Short task: Write every line of the material out exactly as shown.

++++ Data

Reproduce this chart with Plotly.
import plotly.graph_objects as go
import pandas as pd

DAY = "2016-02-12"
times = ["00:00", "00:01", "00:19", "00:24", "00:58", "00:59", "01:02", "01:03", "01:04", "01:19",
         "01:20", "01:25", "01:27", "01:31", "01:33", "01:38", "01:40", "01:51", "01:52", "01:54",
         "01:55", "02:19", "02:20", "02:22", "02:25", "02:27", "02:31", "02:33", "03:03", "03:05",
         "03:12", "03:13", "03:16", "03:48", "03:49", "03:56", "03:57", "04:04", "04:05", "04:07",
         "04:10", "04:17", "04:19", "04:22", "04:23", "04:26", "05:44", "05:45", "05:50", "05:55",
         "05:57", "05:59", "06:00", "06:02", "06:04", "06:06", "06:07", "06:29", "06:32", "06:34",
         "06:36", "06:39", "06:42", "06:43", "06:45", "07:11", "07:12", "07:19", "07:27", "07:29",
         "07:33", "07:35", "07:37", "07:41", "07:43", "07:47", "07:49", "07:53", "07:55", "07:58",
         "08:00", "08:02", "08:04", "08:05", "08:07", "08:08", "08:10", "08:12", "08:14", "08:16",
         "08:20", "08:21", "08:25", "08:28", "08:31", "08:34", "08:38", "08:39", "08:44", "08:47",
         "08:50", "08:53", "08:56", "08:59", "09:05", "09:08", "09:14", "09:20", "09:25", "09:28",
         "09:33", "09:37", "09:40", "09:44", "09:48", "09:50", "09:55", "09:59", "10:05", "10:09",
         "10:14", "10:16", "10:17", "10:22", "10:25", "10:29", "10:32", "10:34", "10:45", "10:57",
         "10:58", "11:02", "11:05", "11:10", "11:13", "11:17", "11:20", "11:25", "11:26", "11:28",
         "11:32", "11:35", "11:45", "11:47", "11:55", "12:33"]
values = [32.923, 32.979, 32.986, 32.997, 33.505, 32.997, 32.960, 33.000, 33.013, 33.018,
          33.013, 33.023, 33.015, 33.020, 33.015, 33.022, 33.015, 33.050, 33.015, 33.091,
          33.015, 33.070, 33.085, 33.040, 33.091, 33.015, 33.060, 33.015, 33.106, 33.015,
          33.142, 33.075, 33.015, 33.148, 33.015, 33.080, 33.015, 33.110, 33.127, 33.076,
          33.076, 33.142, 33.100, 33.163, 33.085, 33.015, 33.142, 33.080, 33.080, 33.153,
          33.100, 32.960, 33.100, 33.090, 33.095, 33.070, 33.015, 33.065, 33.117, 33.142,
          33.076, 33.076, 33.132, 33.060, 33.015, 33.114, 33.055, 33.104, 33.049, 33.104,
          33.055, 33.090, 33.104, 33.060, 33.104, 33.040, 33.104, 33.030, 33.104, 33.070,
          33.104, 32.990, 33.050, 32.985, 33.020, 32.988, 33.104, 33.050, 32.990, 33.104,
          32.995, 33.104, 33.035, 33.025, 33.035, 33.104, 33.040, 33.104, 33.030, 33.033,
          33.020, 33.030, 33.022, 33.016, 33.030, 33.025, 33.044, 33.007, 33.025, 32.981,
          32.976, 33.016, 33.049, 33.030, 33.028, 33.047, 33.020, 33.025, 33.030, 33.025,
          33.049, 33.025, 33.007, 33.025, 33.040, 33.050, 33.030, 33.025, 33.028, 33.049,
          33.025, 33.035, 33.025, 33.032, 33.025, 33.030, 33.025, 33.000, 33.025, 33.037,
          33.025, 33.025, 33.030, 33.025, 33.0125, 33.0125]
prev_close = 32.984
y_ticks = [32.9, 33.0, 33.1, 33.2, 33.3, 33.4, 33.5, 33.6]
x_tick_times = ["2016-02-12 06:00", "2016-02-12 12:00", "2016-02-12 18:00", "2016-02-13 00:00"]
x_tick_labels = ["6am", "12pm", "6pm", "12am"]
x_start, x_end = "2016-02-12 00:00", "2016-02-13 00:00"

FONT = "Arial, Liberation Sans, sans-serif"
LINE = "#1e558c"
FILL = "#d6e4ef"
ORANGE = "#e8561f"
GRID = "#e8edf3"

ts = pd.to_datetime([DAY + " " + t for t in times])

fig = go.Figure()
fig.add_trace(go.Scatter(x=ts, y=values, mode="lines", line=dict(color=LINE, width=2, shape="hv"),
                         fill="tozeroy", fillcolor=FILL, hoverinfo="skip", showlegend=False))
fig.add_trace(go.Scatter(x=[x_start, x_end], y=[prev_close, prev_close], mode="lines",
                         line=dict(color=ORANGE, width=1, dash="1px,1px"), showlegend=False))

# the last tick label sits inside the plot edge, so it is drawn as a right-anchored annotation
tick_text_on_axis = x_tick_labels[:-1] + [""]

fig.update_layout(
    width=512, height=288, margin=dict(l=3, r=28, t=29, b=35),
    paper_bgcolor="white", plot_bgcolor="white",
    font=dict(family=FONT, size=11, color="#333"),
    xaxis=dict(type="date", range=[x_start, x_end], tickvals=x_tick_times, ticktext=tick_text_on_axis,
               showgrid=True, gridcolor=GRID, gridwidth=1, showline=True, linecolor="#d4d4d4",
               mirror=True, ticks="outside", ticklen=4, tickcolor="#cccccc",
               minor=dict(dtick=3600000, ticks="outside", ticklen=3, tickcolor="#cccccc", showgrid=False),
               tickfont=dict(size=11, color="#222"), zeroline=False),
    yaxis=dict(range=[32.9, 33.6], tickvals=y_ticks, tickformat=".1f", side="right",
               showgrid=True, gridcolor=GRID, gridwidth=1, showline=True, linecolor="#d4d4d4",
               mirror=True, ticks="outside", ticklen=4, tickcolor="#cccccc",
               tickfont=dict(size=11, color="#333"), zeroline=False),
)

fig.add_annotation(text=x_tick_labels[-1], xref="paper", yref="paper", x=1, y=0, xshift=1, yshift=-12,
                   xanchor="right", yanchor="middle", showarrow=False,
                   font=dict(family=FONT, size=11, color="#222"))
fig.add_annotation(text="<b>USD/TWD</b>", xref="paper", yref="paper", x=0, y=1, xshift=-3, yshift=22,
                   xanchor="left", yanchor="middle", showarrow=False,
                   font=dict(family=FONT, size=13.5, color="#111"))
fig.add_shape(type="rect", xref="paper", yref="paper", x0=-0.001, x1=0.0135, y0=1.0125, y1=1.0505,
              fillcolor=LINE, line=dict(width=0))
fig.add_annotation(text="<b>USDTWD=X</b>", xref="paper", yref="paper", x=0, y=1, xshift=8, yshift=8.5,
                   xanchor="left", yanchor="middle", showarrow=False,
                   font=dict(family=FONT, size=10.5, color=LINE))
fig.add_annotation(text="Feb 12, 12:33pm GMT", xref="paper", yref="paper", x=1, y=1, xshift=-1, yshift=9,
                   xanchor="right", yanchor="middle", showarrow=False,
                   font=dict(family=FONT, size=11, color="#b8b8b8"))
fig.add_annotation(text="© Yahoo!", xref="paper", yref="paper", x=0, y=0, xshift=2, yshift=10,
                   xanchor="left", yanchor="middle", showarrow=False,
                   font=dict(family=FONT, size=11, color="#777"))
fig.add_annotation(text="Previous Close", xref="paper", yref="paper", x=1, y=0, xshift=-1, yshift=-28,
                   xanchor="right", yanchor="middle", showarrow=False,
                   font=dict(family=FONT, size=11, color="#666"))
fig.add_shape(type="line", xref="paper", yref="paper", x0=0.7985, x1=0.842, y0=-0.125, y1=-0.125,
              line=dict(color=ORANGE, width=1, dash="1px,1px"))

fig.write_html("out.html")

++++++++

Written solution:
Reproduce this chart with Plotly.
import plotly.graph_objects as go
import pandas as pd

DAY = "2016-02-12"
times = ["00:00", "00:01", "00:19", "00:24", "00:58", "00:59", "01:02", "01:03", "01:04", "01:19",
         "01:20", "01:25", "01:27", "01:31", "01:33", "01:38", "01:40", "01:51", "01:52", "01:54",
         "01:55", "02:19", "02:20", "02:22", "02:25", "02:27", "02:31", "02:33", "03:03", "03:05",
         "03:12", "03:13", "03:16", "03:48", "03:49", "03:56", "03:57", "04:04", "04:05", "04:07",
         "04:10", "04:17", "04:19", "04:22", "04:23", "04:26", "05:44", "05:45", "05:50", "05:55",
         "05:57", "05:59", "06:00", "06:02", "06:04", "06:06", "06:07", "06:29", "06:32", "06:34",
         "06:36", "06:39", "06:42", "06:43", "06:45", "07:11", "07:12", "07:19", "07:27", "07:29",
         "07:33", "07:35", "07:37", "07:41", "07:43", "07:47", "07:49", "07:53", "07:55", "07:58",
         "08:00", "08:02", "08:04", "08:05", "08:07", "08:08", "08:10", "08:12", "08:14", "08:16",
         "08:20", "08:21", "08:25", "08:28", "08:31", "08:34", "08:38", "08:39", "08:44", "08:47",
         "08:50", "08:53", "08:56", "08:59", "09:05", "09:08", "09:14", "09:20", "09:25", "09:28",
         "09:33", "09:37", "09:40", "09:44", "09:48", "09:50", "09:55", "09:59", "10:05", "10:09",
         "10:14", "10:16", "10:17", "10:22", "10:25", "10:29", "10:32", "10:34", "10:45", "10:57",
         "10:58", "11:02", "11:05", "11:10", "11:13", "11:17", "11:20", "11:25", "11:26", "11:28",
         "11:32", "11:35", "11:45", "11:47", "11:55", "12:33"]
values = [32.923, 32.979, 32.986, 32.997, 33.505, 32.997, 32.960, 33.000, 33.013, 33.018,
          33.013, 33.023, 33.015, 33.020, 33.015, 33.022, 33.015, 33.050, 33.015, 33.091,
          33.015, 33.070, 33.085, 33.040, 33.091, 33.015, 33.060, 33.015, 33.106, 33.015,
          33.142, 33.075, 33.015, 33.148, 33.015, 33.080, 33.015, 33.110, 33.127, 33.076,
          33.076, 33.142, 33.100, 33.163, 33.085, 33.015, 33.142, 33.080, 33.080, 33.153,
          33.100, 32.960, 33.100, 33.090, 33.095, 33.070, 33.015, 33.065, 33.117, 33.142,
          33.076, 33.076, 33.132, 33.060, 33.015, 33.114, 33.055, 33.104, 33.049, 33.104,
          33.055, 33.090, 33.104, 33.060, 33.104, 33.040, 33.104, 33.030, 33.104, 33.070,
          33.104, 32.990, 33.050, 32.985, 33.020, 32.988, 33.104, 33.050, 32.990, 33.104,
          32.995, 33.104, 33.035, 33.025, 33.035, 33.104, 33.040, 33.104, 33.030, 33.033,
          33.020, 33.030, 33.022, 33.016, 33.030, 33.025, 33.044, 33.007, 33.025, 32.981,
          32.976, 33.016, 33.049, 33.030, 33.028, 33.047, 33.020, 33.025, 33.030, 33.025,
          33.049, 33.025, 33.007, 33.025, 33.040, 33.050, 33.030, 33.025, 33.028, 33.049,
          33.025, 33.035, 33.025, 33.032, 33.025, 33.030, 33.025, 33.000, 33.025, 33.037,
          33.025, 33.025, 33.030, 33.025, 33.0125, 33.0125]
prev_close = 32.984
y_ticks = [32.9, 33.0, 33.1, 33.2, 33.3, 33.4, 33.5, 33.6]
x_tick_times = ["2016-02-12 06:00", "2016-02-12 12:00", "2016-02-12 18:00", "2016-02-13 00:00"]
x_tick_labels = ["6am", "12pm", "6pm", "12am"]
x_start, x_end = "2016-02-12 00:00", "2016-02-13 00:00"

FONT = "Arial, Liberation Sans, sans-serif"
LINE = "#1e558c"
FILL = "#d6e4ef"
ORANGE = "#e8561f"
GRID = "#e8edf3"

ts = pd.to_datetime([DAY + " " + t for t in times])

fig = go.Figure()
fig.add_trace(go.Scatter(x=ts, y=values, mode="lines", line=dict(color=LINE, width=2, shape="hv"),
                         fill="tozeroy", fillcolor=FILL, hoverinfo="skip", showlegend=False))
fig.add_trace(go.Scatter(x=[x_start, x_end], y=[prev_close, prev_close], mode="lines",
                         line=dict(color=ORANGE, width=1, dash="1px,1px"), showlegend=False))

# the last tick label sits inside the plot edge, so it is drawn as a right-anchored annotation
tick_text_on_axis = x_tick_labels[:-1] + [""]

fig.update_layout(
    width=512, height=288, margin=dict(l=3, r=28, t=29, b=35),
    paper_bgcolor="white", plot_bgcolor="white",
    font=dict(family=FONT, size=11, color="#333"),
    xaxis=dict(type="date", range=[x_start, x_end], tickvals=x_tick_times, ticktext=tick_text_on_axis,
               showgrid=True, gridcolor=GRID, gridwidth=1, showline=True, linecolor="#d4d4d4",
               mirror=True, ticks="outside", ticklen=4, tickcolor="#cccccc",
               minor=dict(dtick=3600000, ticks="outside", ticklen=3, tickcolor="#cccccc", showgrid=False),
               tickfont=dict(size=11, color="#222"), zeroline=False),
    yaxis=dict(range=[32.9, 33.6], tickvals=y_ticks, tickformat=".1f", side="right",
               showgrid=True, gridcolor=GRID, gridwidth=1, showline=True, linecolor="#d4d4d4",
               mirror=True, ticks="outside", ticklen=4, tickcolor="#cccccc",
               tickfont=dict(size=11, color="#333"), zeroline=False),
)

fig.add_annotation(text=x_tick_labels[-1], xref="paper", yref="paper", x=1, y=0, xshift=1, yshift=-12,
                   xanchor="right", yanchor="middle", showarrow=False,
                   font=dict(family=FONT, size=11, color="#222"))
fig.add_annotation(text="<b>USD/TWD</b>", xref="paper", yref="paper", x=0, y=1, xshift=-3, yshift=22,
                   xanchor="left", yanchor="middle", showarrow=False,
                   font=dict(family=FONT, size=13.5, color="#111"))
fig.add_shape(type="rect", xref="paper", yref="paper", x0=-0.001, x1=0.0135, y0=1.0125, y1=1.0505,
              fillcolor=LINE, line=dict(width=0))
fig.add_annotation(text="<b>USDTWD=X</b>", xref="paper", yref="paper", x=0, y=1, xshift=8, yshift=8.5,
                   xanchor="left", yanchor="middle", showarrow=False,
                   font=dict(family=FONT, size=10.5, color=LINE))
fig.add_annotation(text="Feb 12, 12:33pm GMT", xref="paper", yref="paper", x=1, y=1, xshift=-1, yshift=9,
                   xanchor="right", yanchor="middle", showarrow=False,
                   font=dict(family=FONT, size=11, color="#b8b8b8"))
fig.add_annotation(text="© Yahoo!", xref="paper", yref="paper", x=0, y=0, xshift=2, yshift=10,
                   xanchor="left", yanchor="middle", showarrow=False,
                   font=dict(family=FONT, size=11, color="#777"))
fig.add_annotation(text="Previous Close", xref="paper", yref="paper", x=1, y=0, xshift=-1, yshift=-28,
                   xanchor="right", yanchor="middle", showarrow=False,
                   font=dict(family=FONT, size=11, color="#666"))
fig.add_shape(type="line", xref="paper", yref="paper", x0=0.7985, x1=0.842, y0=-0.125, y1=-0.125,
              line=dict(color=ORANGE, width=1, dash="1px,1px"))

fig.write_html("out.html")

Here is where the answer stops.